This Hornby No.3 toy railway station, made between about 1955 and 1957, is one of the lineside accessories built by Meccano Ltd for their 0-gauge range of Hornby toy trains. The tin printing on the station provides a fascinating glimpse into the clothes, railway architecture and the social history of British rail travel in the late 1950s. The Hornby toy trains and accessories are a microcosm of railway social and technological history in Britain during the first half of the twentieth century.
Trains were the first form of modern transport to be reproduced as toys. Wooden pull-along trains were available in Britain from the 1840s, not long after the commercial introduction of full size railways. By the 1870s the wooden toy train was replaced with tin-plate locomotives, hauling carriages, which were often powered by clockwork or steam propulsion. The German toy manufacturers dominated the world market at this time. The First World War broke this monopoly and the rise of patriotism in Britain saw an emphasis on local toy production.
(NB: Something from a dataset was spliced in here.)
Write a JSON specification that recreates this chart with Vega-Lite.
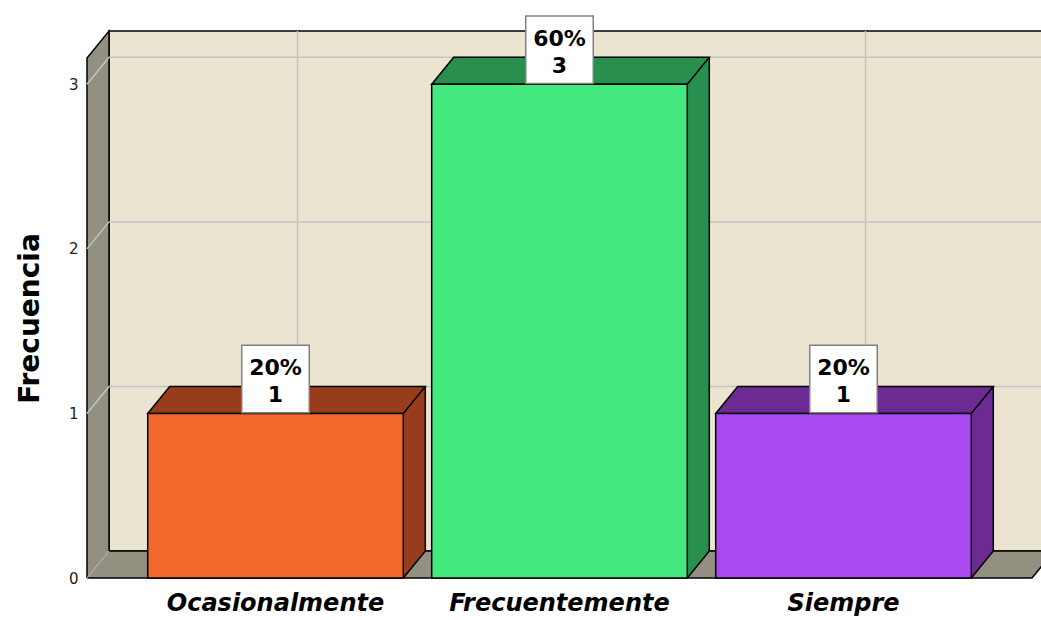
{
  "$schema": "https://vega.github.io/schema/vega-lite/v6.json",
  "width": 945,
  "height": 520,
  "autosize": {"type": "none"},
  "padding": {"left": 87, "top": 58, "right": 9, "bottom": 42},
  "background": "white",
  "config": {
    "view": {"stroke": null},
    "axisY": {
      "ticks": false,
      "grid": false,
      "domain": false,
      "labelFont": "DejaVu Sans",
      "labelFontSize": 15,
      "labelColor": "#222222",
      "labelPadding": 9,
      "titleFont": "DejaVu Sans",
      "titleFontSize": 28,
      "titleFontWeight": "bold",
      "titleColor": "black",
      "titleX": -57,
      "titleY": 260,
      "titleAngle": -90,
      "titleAlign": "center",
      "titleBaseline": "middle"
    },
    "axisX": {
      "title": null,
      "ticks": false,
      "grid": false,
      "domain": false,
      "labelAngle": 0,
      "labelLimit": 0,
      "labelFont": "DejaVu Sans",
      "labelFontSize": 24,
      "labelFontWeight": "bold",
      "labelFontStyle": "italic",
      "labelColor": "black",
      "labelPadding": 13
    }
  },
  "datasets": {
    "datos": [
      {"categoria": "Ocasionalmente", "frecuencia": 1, "porcentaje": "20%"},
      {"categoria": "Frecuentemente", "frecuencia": 3, "porcentaje": "60%"},
      {"categoria": "Siempre", "frecuencia": 1, "porcentaje": "20%"}
    ],
    "marcas": [{"v": 1}, {"v": 2}, {"v": 3}],
    "uno": [{"k": 0}]
  },
  "data": {"name": "datos"},
  "encoding": {
    "x": {
      "field": "categoria",
      "type": "nominal",
      "sort": null,
      "title": null,
      "scale": {"type": "band", "paddingInner": 0.1, "paddingOuter": 0.21375}
    }
  },
  "layer": [
    {
      "data": {"name": "uno"},
      "mark": {"type": "rect", "fill": "#EAE4D0", "stroke": "black", "strokeWidth": 1.5, "xOffset": 22, "x2Offset": 22, "yOffset": -27, "y2Offset": -27},
      "encoding": {
        "x": {"value": 0},
        "x2": {"value": "width"},
        "y": {"datum": 3.16, "type": "quantitative", "title": "Frecuencia", "axis": {"values": [0, 1, 2, 3]}, "scale": {"domain": [0, 3.16], "nice": false, "zero": true}},
        "y2": {"datum": 0}
      }
    },
    {
      "data": {"name": "uno"},
      "mark": {"type": "point", "shape": "M0,0L0,-520L22,-547L22,-27", "size": 4, "filled": true, "fill": "#938F81", "stroke": "black", "strokeWidth": 1.5, "opacity": 1},
      "encoding": {
        "x": {"value": 0},
        "y": {"datum": 0, "type": "quantitative", "title": "Frecuencia", "axis": {"values": [0, 1, 2, 3]}}
      }
    },
    {
      "data": {"name": "uno"},
      "mark": {"type": "point", "shape": "M0,0L945,0L967,-27L22,-27", "size": 4, "filled": true, "fill": "#938F81", "stroke": "black", "strokeWidth": 1.5, "opacity": 1},
      "encoding": {
        "x": {"value": 0},
        "y": {"datum": 0, "type": "quantitative", "title": "Frecuencia", "axis": {"values": [0, 1, 2, 3]}}
      }
    },
    {
      "data": {"name": "marcas"},
      "mark": {"type": "point", "shape": "M0,0L22,-27L967,-27", "size": 4, "filled": false, "stroke": "#C4C4C4", "strokeWidth": 1.5, "opacity": 1},
      "encoding": {
        "x": {"value": 0},
        "y": {"field": "v", "type": "quantitative", "title": "Frecuencia", "axis": {"values": [0, 1, 2, 3]}}
      }
    },
    {
      "mark": {"type": "rule", "stroke": "#C4C4C4", "strokeWidth": 1.5, "xOffset": 22, "yOffset": -27, "y2Offset": -27},
      "encoding": {
        "y": {"datum": 3.16, "type": "quantitative", "title": "Frecuencia", "axis": {"values": [0, 1, 2, 3]}},
        "y2": {"datum": 0}
      }
    },
    {
      "data": {"name": "uno"},
      "mark": {"type": "point", "shape": "M0,0L22,-27", "size": 4, "filled": false, "stroke": "#B8B8B8", "strokeWidth": 1, "opacity": 1},
      "encoding": {
        "x": {"value": 0},
        "y": {"datum": 0, "type": "quantitative", "title": "Frecuencia", "axis": {"values": [0, 1, 2, 3]}}
      }
    },
    {
      "mark": {"type": "bar", "xOffset": 22, "yOffset": -27, "y2Offset": -27, "strokeWidth": 0},
      "encoding": {
        "y": {"field": "frecuencia", "type": "quantitative", "title": "Frecuencia", "axis": {"values": [0, 1, 2, 3]}},
        "fill": {"field": "categoria", "type": "nominal", "legend": null, "scale": {"domain": ["Ocasionalmente", "Frecuentemente", "Siempre"], "range": ["#983D1C", "#288F4E", "#6B2B92"]}}
      }
    },
    {
      "mark": {"type": "point", "shape": "M-127.8,0L-105.8,-27L149.8,-27L127.8,0Z", "size": 4, "filled": true, "stroke": "black", "strokeWidth": 1.5, "opacity": 1},
      "encoding": {
        "y": {"field": "frecuencia", "type": "quantitative", "title": "Frecuencia", "axis": {"values": [0, 1, 2, 3]}},
        "fill": {"field": "categoria", "type": "nominal", "legend": null}
      }
    },
    {
      "mark": {"type": "point", "shape": "M127.8,0L149.8,-27L127.8,-27Z", "size": 4, "filled": true, "opacity": 1},
      "encoding": {
        "y": {"datum": 0, "type": "quantitative", "title": "Frecuencia", "axis": {"values": [0, 1, 2, 3]}},
        "fill": {"field": "categoria", "type": "nominal", "legend": null}
      }
    },
    {
      "mark": {"type": "rule", "stroke": "black", "strokeWidth": 1.5, "xOffset": 149.8, "yOffset": -27, "y2Offset": -27},
      "encoding": {
        "y": {"field": "frecuencia", "type": "quantitative", "title": "Frecuencia", "axis": {"values": [0, 1, 2, 3]}},
        "y2": {"datum": 0}
      }
    },
    {
      "mark": {"type": "point", "shape": "M127.8,0L149.8,-27", "size": 4, "filled": false, "stroke": "black", "strokeWidth": 1.5, "opacity": 1},
      "encoding": {
        "y": {"datum": 0, "type": "quantitative", "title": "Frecuencia", "axis": {"values": [0, 1, 2, 3]}}
      }
    },
    {
      "mark": {"type": "bar", "stroke": "black", "strokeWidth": 1.5},
      "encoding": {
        "y": {"field": "frecuencia", "type": "quantitative", "title": "Frecuencia", "axis": {"values": [0, 1, 2, 3]}},
        "color": {"field": "categoria", "type": "nominal", "legend": null, "scale": {"domain": ["Ocasionalmente", "Frecuentemente", "Siempre"], "range": ["#F2672B", "#43E97E", "#A94AF0"]}}
      }
    },
    {
      "mark": {"type": "point", "shape": "square", "size": 4560, "filled": true, "fill": "white", "stroke": "#808080", "strokeWidth": 1.5, "opacity": 1, "yOffset": -34.5},
      "encoding": {
        "y": {"field": "frecuencia", "type": "quantitative", "title": "Frecuencia", "axis": {"values": [0, 1, 2, 3]}}
      }
    },
    {
      "transform": [{"calculate": "datum.porcentaje + '\\n' + datum.frecuencia", "as": "etiqueta"}],
      "mark": {"type": "text", "font": "DejaVu Sans", "fontSize": 22, "fontWeight": "bold", "color": "black", "lineBreak": "\n", "lineHeight": 27, "baseline": "middle", "align": "center", "yOffset": -45},
      "encoding": {
        "y": {"field": "frecuencia", "type": "quantitative", "title": "Frecuencia", "axis": {"values": [0, 1, 2, 3]}},
        "text": {"field": "etiqueta"}
      }
    }
  ]
}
The scene was set for the English inventor of Meccano, Frank Hornby, to market his 0-gauge trains in 1920. Hornby trains became the most comprehensive ever produced in Britain. The series developed into finely-detailed locomotives, as well as commercial vans, wagons and tankers together with a range of accessories including stations, goods sheds, signals, crossings, water towers and signal boxes. They were exported from the Liverpool factory to all corners of the British Empire including Australia, Canada, Egypt, New Zealand, Rhodesia and South Africa. In Australia Hornby trains of the four major British railway companies became as familiar to boys as Australian rolling stock.
Two years after Frank Hornby's death in 1936 Meccano Ltd introduced the smaller Hornby Dublo (00-gauge) table top trains which were more affordable and convenient than the 0-gauge. This gauge became the most popular type of toy trains for the next 50 years. From the late 1950s no further effort was devoted to 0-gauge trains and by the 1960s their popularity had diminished. Today model railway production is aimed at adult collectors and is increasingly distant from the traditional children's toy railways. Many of the original collectors have kept and added to their interwar childhood 0-gauge toy railway layouts with stations, tunnels, landscapes and rolling stock forming an historical diorama of twentieth century land transport.